Missing Values Analyzer
Find missing data by cell, row, or column in any CSV
Missing Values Analyzer
Missing data is one of the most common problems in real-world datasets. Before handling missing values through imputation or exclusion, you need to know which columns or rows are affected, how severely, and what pattern the missingness follows. This tool performs that analysis instantly on any CSV dataset, entirely in your browser.
How to Use This Tool
- Paste your CSV — the first row is treated as the header.
- Missing tokens — enter a comma-separated list of values that represent missingness in your data. Defaults: blank, NA, N/A, null, none, undefined.
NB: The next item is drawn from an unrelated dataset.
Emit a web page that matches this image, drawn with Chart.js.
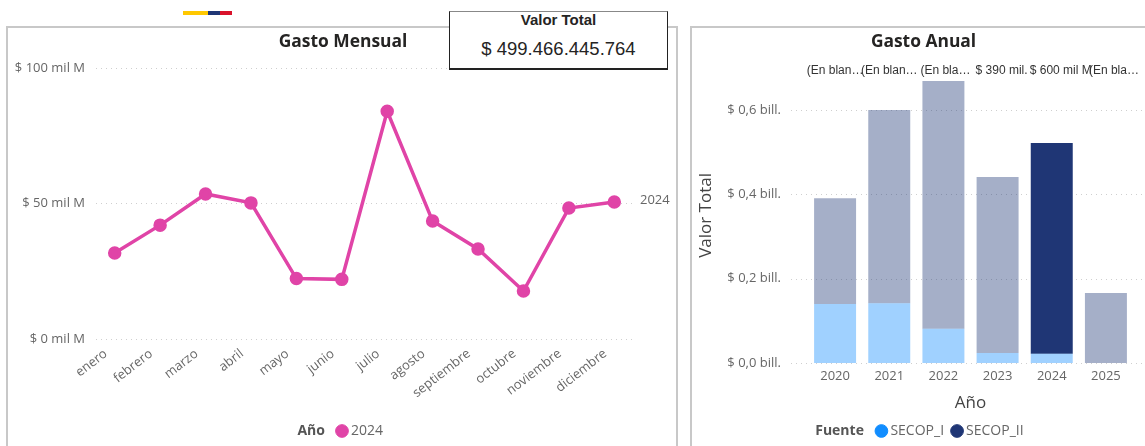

Add custom values like "?" or "-".
- Analysis mode — choose how to report missing data:
- Cell: counts every individual missing cell across the entire dataset.
- Row: counts and lists rows where at least one value is missing.
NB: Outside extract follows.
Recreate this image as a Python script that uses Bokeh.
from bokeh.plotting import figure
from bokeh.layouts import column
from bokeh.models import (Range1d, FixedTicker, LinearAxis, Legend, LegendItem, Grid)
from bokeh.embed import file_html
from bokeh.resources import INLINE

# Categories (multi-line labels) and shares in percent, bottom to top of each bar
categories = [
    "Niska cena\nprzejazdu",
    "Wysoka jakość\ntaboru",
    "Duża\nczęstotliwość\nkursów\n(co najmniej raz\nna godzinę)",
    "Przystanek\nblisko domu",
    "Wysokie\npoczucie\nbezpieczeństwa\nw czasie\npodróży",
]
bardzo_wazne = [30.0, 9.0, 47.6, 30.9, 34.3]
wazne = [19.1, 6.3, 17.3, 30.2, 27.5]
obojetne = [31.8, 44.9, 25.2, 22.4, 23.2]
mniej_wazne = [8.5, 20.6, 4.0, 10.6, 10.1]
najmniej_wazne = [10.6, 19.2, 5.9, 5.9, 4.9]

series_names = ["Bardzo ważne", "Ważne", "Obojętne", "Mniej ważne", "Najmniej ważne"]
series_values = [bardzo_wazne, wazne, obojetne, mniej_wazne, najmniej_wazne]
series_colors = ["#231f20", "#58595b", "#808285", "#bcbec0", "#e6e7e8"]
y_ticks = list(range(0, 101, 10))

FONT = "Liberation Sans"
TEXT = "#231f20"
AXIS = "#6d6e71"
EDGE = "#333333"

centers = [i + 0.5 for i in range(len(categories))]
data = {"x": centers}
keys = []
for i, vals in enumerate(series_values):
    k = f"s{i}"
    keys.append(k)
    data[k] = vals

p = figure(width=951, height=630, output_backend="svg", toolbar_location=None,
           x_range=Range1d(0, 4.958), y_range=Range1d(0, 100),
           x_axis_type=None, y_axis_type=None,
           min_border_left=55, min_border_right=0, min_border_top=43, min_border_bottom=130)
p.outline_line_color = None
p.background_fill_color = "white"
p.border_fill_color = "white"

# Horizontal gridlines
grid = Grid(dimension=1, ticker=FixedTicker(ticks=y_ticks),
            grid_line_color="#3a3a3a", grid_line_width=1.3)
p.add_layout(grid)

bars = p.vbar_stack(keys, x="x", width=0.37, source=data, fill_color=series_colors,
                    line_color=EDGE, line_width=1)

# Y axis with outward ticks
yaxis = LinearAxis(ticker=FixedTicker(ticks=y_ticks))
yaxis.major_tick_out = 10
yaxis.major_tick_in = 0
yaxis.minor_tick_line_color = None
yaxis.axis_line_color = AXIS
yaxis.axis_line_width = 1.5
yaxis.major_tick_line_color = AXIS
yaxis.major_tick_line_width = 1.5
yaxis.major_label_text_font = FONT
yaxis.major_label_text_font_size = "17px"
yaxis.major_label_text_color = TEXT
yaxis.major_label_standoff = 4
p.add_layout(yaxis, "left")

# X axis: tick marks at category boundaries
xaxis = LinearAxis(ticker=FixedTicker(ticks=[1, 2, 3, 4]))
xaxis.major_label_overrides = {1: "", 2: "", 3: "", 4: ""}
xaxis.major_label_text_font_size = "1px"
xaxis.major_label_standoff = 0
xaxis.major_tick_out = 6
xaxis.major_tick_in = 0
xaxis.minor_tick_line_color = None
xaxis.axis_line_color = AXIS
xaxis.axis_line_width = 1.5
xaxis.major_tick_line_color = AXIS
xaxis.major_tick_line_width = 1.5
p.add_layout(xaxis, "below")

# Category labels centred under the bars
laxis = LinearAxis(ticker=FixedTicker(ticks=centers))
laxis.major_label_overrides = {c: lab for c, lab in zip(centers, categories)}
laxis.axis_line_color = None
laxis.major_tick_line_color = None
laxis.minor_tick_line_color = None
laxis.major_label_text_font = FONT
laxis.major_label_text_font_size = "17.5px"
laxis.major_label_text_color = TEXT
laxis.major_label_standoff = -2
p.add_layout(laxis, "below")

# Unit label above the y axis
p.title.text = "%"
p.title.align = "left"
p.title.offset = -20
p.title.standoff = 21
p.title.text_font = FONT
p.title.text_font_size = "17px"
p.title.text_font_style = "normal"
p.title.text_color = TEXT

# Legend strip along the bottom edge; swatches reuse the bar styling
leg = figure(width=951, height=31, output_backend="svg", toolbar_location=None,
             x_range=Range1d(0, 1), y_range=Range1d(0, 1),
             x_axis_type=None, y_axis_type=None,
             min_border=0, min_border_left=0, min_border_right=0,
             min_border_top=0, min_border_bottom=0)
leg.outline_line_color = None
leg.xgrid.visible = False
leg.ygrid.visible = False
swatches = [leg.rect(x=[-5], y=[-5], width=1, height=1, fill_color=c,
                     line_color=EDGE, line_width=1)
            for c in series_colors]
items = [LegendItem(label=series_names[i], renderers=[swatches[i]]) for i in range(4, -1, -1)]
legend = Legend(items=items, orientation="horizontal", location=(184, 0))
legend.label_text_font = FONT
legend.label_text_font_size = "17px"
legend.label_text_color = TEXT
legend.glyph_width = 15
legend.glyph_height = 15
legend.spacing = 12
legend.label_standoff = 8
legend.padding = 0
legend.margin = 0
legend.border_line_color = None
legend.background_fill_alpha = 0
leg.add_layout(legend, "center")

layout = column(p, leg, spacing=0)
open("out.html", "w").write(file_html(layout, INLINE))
- Column: counts missing values per column with rates and identifies the most affected columns.
Understanding the Analysis Modes
Cell mode gives you the total missing cell count and overall missing rate — useful for a single-number summary of data completeness.
Row mode identifies incomplete records. Useful when you plan to use listwise deletion (removing rows with any missing value) and need to know how many rows you would lose.
Column mode shows per-column missing rates, helping you decide which columns are candidates for imputation vs. removal.
Types of Missingness
MCAR (Missing Completely At Random): Missingness has no pattern — it is as likely in any row or column. Listwise deletion is valid but reduces sample size.
MAR (Missing At Random): Missingness depends on other observed variables but not on the missing value itself. Imputation based on other columns is appropriate.
MNAR (Missing Not At Random): The probability of a value being missing depends on the missing value itself (e.g., high earners skip income questions). This requires careful modeling and cannot be fixed with simple imputation.
Common Strategies for Handling Missing Data
- Remove rows — if few rows have missing values and the data is MCAR.
- Remove columns — if a column has >40–50% missing values and imputation would introduce too much noise.
- Mean/median imputation — fill with column mean (numeric) or mode (categorical). Simple but introduces bias for MAR data.
- Model-based imputation — predict missing values using a regression model trained on observed columns. More accurate for MAR.
- Indicator variables — add a binary column flagging whether a value was imputed, letting the model learn the missingness pattern.